La banderole a été présentée au Parlement iranien, le Majlis, il y a de cela un an, mais les députés ont refusé de la recevoir.

Quinze mille femmes ont signé une pétition demandant l’interdiction de la polygamie, qui a été soumise au même moment.

Les défenseurs des droits des femmes exhortent les autorités iraniennes à prohiber la polygamie, à instaurer l’égalité sur le terrain du divorce et du droit de garde, et à adopter des lois permettant de lutter contre la violence domestique.

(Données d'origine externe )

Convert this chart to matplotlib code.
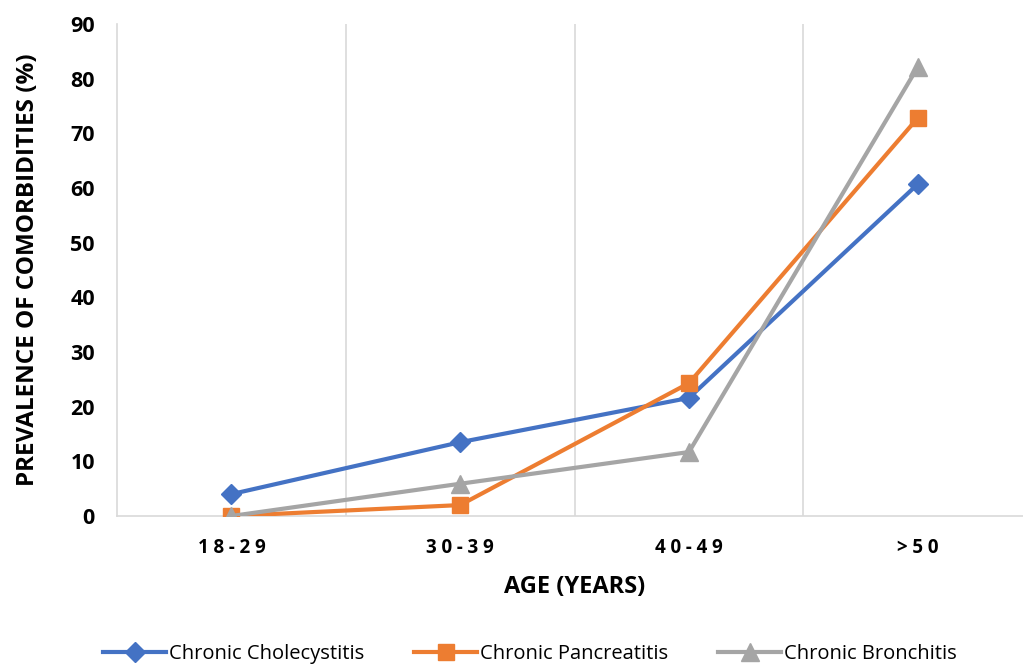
import matplotlib
matplotlib.use("Agg")
import matplotlib.pyplot as plt

# data
age_groups = ['18-29', '30-39', '40-49', '>50']
cholecystitis = [4.0, 13.5, 21.6, 60.7]
pancreatitis = [0.0, 2.0, 24.3, 72.8]
bronchitis = [0.0, 5.9, 11.7, 82.1]
y_ticks = [0, 10, 20, 30, 40, 50, 60, 70, 80, 90]

plt.rcParams['font.family'] = ['Open Sans', 'DejaVu Sans']

fig = plt.figure(figsize=(10.23, 6.64), dpi=100)
ax = fig.add_axes([0.1144, 0.2229, 0.8945, 0.741])

x = list(range(len(age_groups)))
ax.plot(x, cholecystitis, color='#4472C4', lw=3, marker='D', ms=10.5,
        label='Chronic Cholecystitis', zorder=3)
ax.plot(x, pancreatitis, color='#ED7D31', lw=3, marker='s', ms=11.5,
        label='Chronic Pancreatitis', zorder=3)
ax.plot(x, bronchitis, color='#A5A5A5', lw=3, marker='^', ms=13.5,
        label='Chronic Bronchitis', zorder=3)

ax.set_xlim(-0.5, 3.5)
ax.set_ylim(0, 90)
ax.set_yticks(y_ticks)
ax.set_xticks(x)
# the category labels are letter-spaced in the original
ax.set_xticklabels(['\u2005'.join(a) for a in age_groups])

# vertical gridlines sit between categories, as in Excel
ax.set_xticks([0.5, 1.5, 2.5], minor=True)
ax.grid(True, which='minor', axis='x', color='#D9D9D9', lw=1.2)
ax.tick_params(which='both', length=0)
ax.tick_params(axis='y', pad=16)
ax.tick_params(axis='x', pad=16)

for lab in ax.get_yticklabels():
    lab.set_fontsize(15.5)
    lab.set_fontweight('bold')
for lab in ax.get_xticklabels():
    lab.set_fontsize(13.5)
    lab.set_fontweight('bold')

for side in ['top', 'right']:
    ax.spines[side].set_visible(False)
ax.spines['left'].set_color('#D9D9D9')
ax.spines['bottom'].set_color('#D9D9D9')
ax.spines['left'].set_linewidth(1.2)
ax.spines['bottom'].set_linewidth(1.2)

ax.set_ylabel('PREVALENCE OF COMORBIDITIES (%)', fontsize=17.5, fontweight='bold', labelpad=22)
ax.set_xlabel('AGE (YEARS)', fontsize=17, fontweight='bold', labelpad=12)

fig.legend(loc='lower center', bbox_to_anchor=(0.518, -0.028), ncol=3, frameon=False,
           fontsize=14.5, handlelength=3.1, handletextpad=0.15, columnspacing=2.5)

fig.savefig('out.png', dpi=100)
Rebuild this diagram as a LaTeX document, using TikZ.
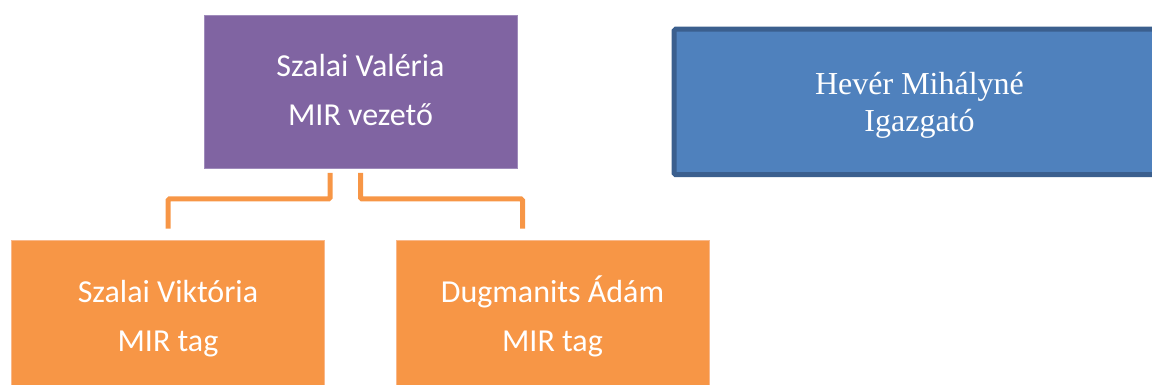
\documentclass[tikz,border=0pt]{standalone}
\usepackage{fontspec}
\setmainfont{Carlito}
\newfontfamily\timesf{Liberation Serif}
\definecolor{purp}{HTML}{8064A2}
\definecolor{purpedge}{HTML}{9F8BBB}
\definecolor{oran}{HTML}{F79646}
\definecolor{oranedge}{HTML}{F9B88A}
\definecolor{blu}{HTML}{4F81BD}
\definecolor{bluedge}{HTML}{3B5F8E}
\begin{document}
\begin{tikzpicture}[x=1pt,y=-1pt,
  boxshape/.style={rectangle,inner sep=0pt,outer sep=0pt,minimum width=313pt,minimum height=153pt},
  purpbox/.style={boxshape,fill=purp,draw=purpedge,line width=0.8pt},
  oranbox/.style={boxshape,fill=oran,draw=oranedge,line width=0.8pt},
  txt/.style={anchor=base,inner sep=0pt,text=white,font=\fontsize{32}{38}\selectfont},
  ttxt/.style={anchor=base,inner sep=0pt,text=white,font=\timesf\fontsize{32}{37}\selectfont},
  conn/.style={draw=oran,line width=5pt,rounded corners=1.5pt}]
\useasboundingbox (0,0) rectangle (1152,385);
\begin{scope}
\clip (0,0) rectangle (1152,385);
% boxes
\node[purpbox] (val) at (360.5,91.5) {};
\node[oranbox] (vik) at (168,317) {};
\node[oranbox] (ada) at (552.5,317) {};
\draw[fill=blu,draw=bluedge,line width=5pt,rounded corners=1.5pt] (674.2,29.2) rectangle (1165,174.7);
% texts
\node[txt] (valA) at (360.5,77) {Szalai Valéria};
\node[txt] (valB) at (360.5,126) {MIR vezető};
\node[txt] (vikA) at (168,302.7) {Szalai Viktória};
\node[txt] (vikB) at (168,351.7) {MIR tag};
\node[txt] (adaA) at (552.5,302.7) {Dugmanits Ádám};
\node[txt] (adaB) at (552.5,351.7) {MIR tag};
\node[ttxt] (hevA) at (919.5,95) {Hevér Mihályné};
\node[ttxt] (hevB) at (919.5,132) {Igazgató};
% connectors
\coordinate (mid) at (0,199);
\coordinate (l0) at ([xshift=-30.5pt,yshift=-5pt]val.south);
\coordinate (l1) at ([yshift=12pt]vik.north);
\coordinate (r0) at ([yshift=-5pt]val.south);
\coordinate (r1) at ([xshift=-30pt,yshift=12pt]ada.north);
\draw[conn] (l0) -- (l0 |- mid) -- (l1 |- mid) -- (l1);
\draw[conn] (r0) -- (r0 |- mid) -- (r1 |- mid) -- (r1);
\end{scope}
\end{tikzpicture}
\end{document}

À l’heure actuelle en Iran, les femmes mariées peuvent se voir empêcher par leur époux de travailler, de quitter le pays ou de poursuivre des études supérieures. Il est difficile pour une femme de divorcer sans le consentement de son mari – même s’il s’est montré violent avec elle. Si elle se remarie après son divorce, elle perd la garde de ses enfants.

Les militants affirment qu’en vertu de certaines dispositions du nouveau projet de loi, il deviendra encore plus difficile pour les femmes d’obtenir le divorce, ce qui condamnera des milliers de femmes à subir des violences domestiques, qui ne constituent actuellement pas une infraction en droit iranien.

Quatre ans après avoir été présenté, ce texte n’a toujours pas été adopté, en grande partie en raison de l’opposition généralisée d’une vaste coalition de groupes de défense des femmes.

Il est peu probable qu’une interdiction de la polygamie soit décrétée dans un futur proche en Iran, bien que le Comité des droits de l’homme des Nations unies – l’organe surveillant l’application du PIDCP – affirme que cette pratique doit être abolie parce qu’elle porte atteinte à la dignité des femmes. Pour qu’un changement ait lieu, il faut des pressions extérieures, affirme Roya Kashefi.

« La communauté internationale doit se joindre aux Iraniennes et sonner l’alarme à propos de ce projet de loi qui menace de rendre les femmes encore plus vulnérables en Iran », a déclaré Hassiba Hadj Sahraoui, directrice adjointe du programme Moyen-Orient et Afrique du Nord d’Amnesty International.

« Au lieu de favoriser l’égalité hommes-femmes, les députés iraniens s’emploient à faire régresser les droits des femmes et font une nouvelle fois abstraction du droit international », a-t-elle ajouté.